Heesuk et Eric Toumieux sont au Sénégal depuis 18 ans. Envoyés du Défap en VSI pendant 6 ans, de 2009 à 2015 pour Eric et depuis 2015 pour Heesuk, ils y sont toujours. De passage au Défap lors de la formation des envoyés, ils nous racontent leur parcours et en profitent pour distiller quelques conseils aux futurs envoyés, en formation jusqu’au 13 juillet.

Que vous a apporté la formation reçue au Défap avant votre départ ?
La formation du Défap nous a ouvert des portes et donné des grilles de lecture essentielles. Grâce à elle, nous avons eu une bonne compréhension de la situation que nous allions rencontrer en Afrique, et cela nous a beaucoup aidés pendant notre service : analyse économique sur l’Afrique et ses flux de population qui quittent les terres pour aller vers les côtes, explosion à venir de la demande de production de denrées alimentaires dans laquelle l’église n’était pas présente, sensibilisation à la crise potentielle de la jeunesse (exode rural, immigration, chômage…).  Toutes ces données nous ont permis de mieux cerner l’environnement dans lequel nous allions évoluer.
Cela a donné une couleur à notre mission, à notre service. Si on voulait avoir un impact, il fallait donc s’intéresser à cette jeunesse. Comment lui donner du travail ? Empêcher l’exode rural ?

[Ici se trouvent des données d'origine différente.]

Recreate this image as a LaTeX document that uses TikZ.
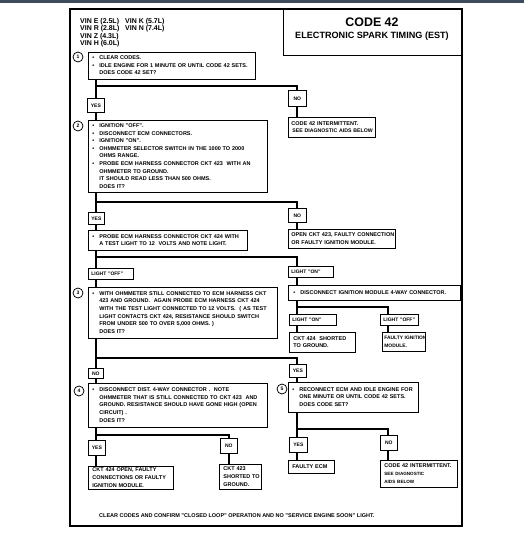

Et aujourd’hui, où en êtes-vous dans votre engagement ?
Nous sommes impliqués dans deux ministères. Heesuk, dans l’éducation, pour développer avec le gouvernement du Sénégal un projet intitulé « Lecture pour tous » (financé par une organisation américaine). Après une première année de préparation, le  programme va être lancé en septembre avec trois langues majeures. Ce projet est parti du constat que l’échec scolaire était dû à la non prise en compte de langue maternelle des enfants. Le français sera donc enseigné comme une langue étrangère. Il faut désormais former les cadres et les enseignants à cette méthode d’apprentissage qui met en place une cohabitation progressive de la langue française avec la langue maternelle.
Aujourd’hui, il y a 14 millions d’habitants au Sénégal, alors qu’il y en avait seulement trois à la fin de la décolonisation Et la moitié de cette population a moins de 18 ans. L’enjeu est fondamental et il reste encore beaucoup à faire.
Eric, lui, s’occupe du projet Beer sheba (www.projet-beersheba.fr), projet fondé avec Heesok il y a une quinzaine d’années avec des pasteurs (de l’Eglise La Porte Ouverte, à Mulhouse). Beer sheba, est structuré comme une association, car ses fondateurs ont voulu que ce soit ouvert à tous et au service de toutes les Eglises. Elle accueille d’ailleurs les représentations de toutes les Eglises du Sénégal. L’association a plusieurs objectifs :
– un projet de conservation de la nature, de reforestation d‘une zone totalement déserte, de soin de la biodiversité où l’on tente de régénérer un espace très abimé.
– un centre de formation qui accueille des jeunes de tout le Sénégal et de toute la sous-région. La plus longue dure une année et dénote un vaste mouvement en faveur de la permaculture. Ce projet a un impact positif pour la population (boutique solidaire, alphabétisation, moulin à céréales). Notre objectif, c’est d’être un centre de ressources pour l’agriculture rurale dans le Sahel.
– un espace de production de poudre bio de Moringa.

 

 


Beer-Sheba mini documentary from joell friesen on Vimeo.
vidéo de présentation du projet Beer sheba

Si vous aviez un conseil à donner à nos futurs envoyés, ce serait lequel ?
Apprenez les langues !
Même sur des séjours courts, c’est très utile d’apprendre à parler la langue dominante. La grande faiblesse des envoyés français, c’est de ne pas parler les langues locales. Ils perdent un niveau de communication énorme. Nous avons appris le Sereer et cela nous a permis d’accéder à un type de relation exceptionnel.
De plus, l’envoyé français qui arrive en Afrique est dans une situation de déséquilibre. De par l’histoire passée et sa couleur de peau, il représente une sorte de domination. Et cela même sans le vouloir, sans même s’en rendre compte.
Apprendre la langue va lui permettre d’être dans une relation où il ne domine plus. Cet état de faiblesse, où il rentre dans une situation infantilisante, lui permettra de rencontrer réellement l’autre, sur un pied d’égalité. Apprendre la langue, c’est se mettre en difficulté pour casser cette image de gens venant du nord, perçus comme tous puissants.
Nous souhaitons à tous et à toutes de très belles découvertes.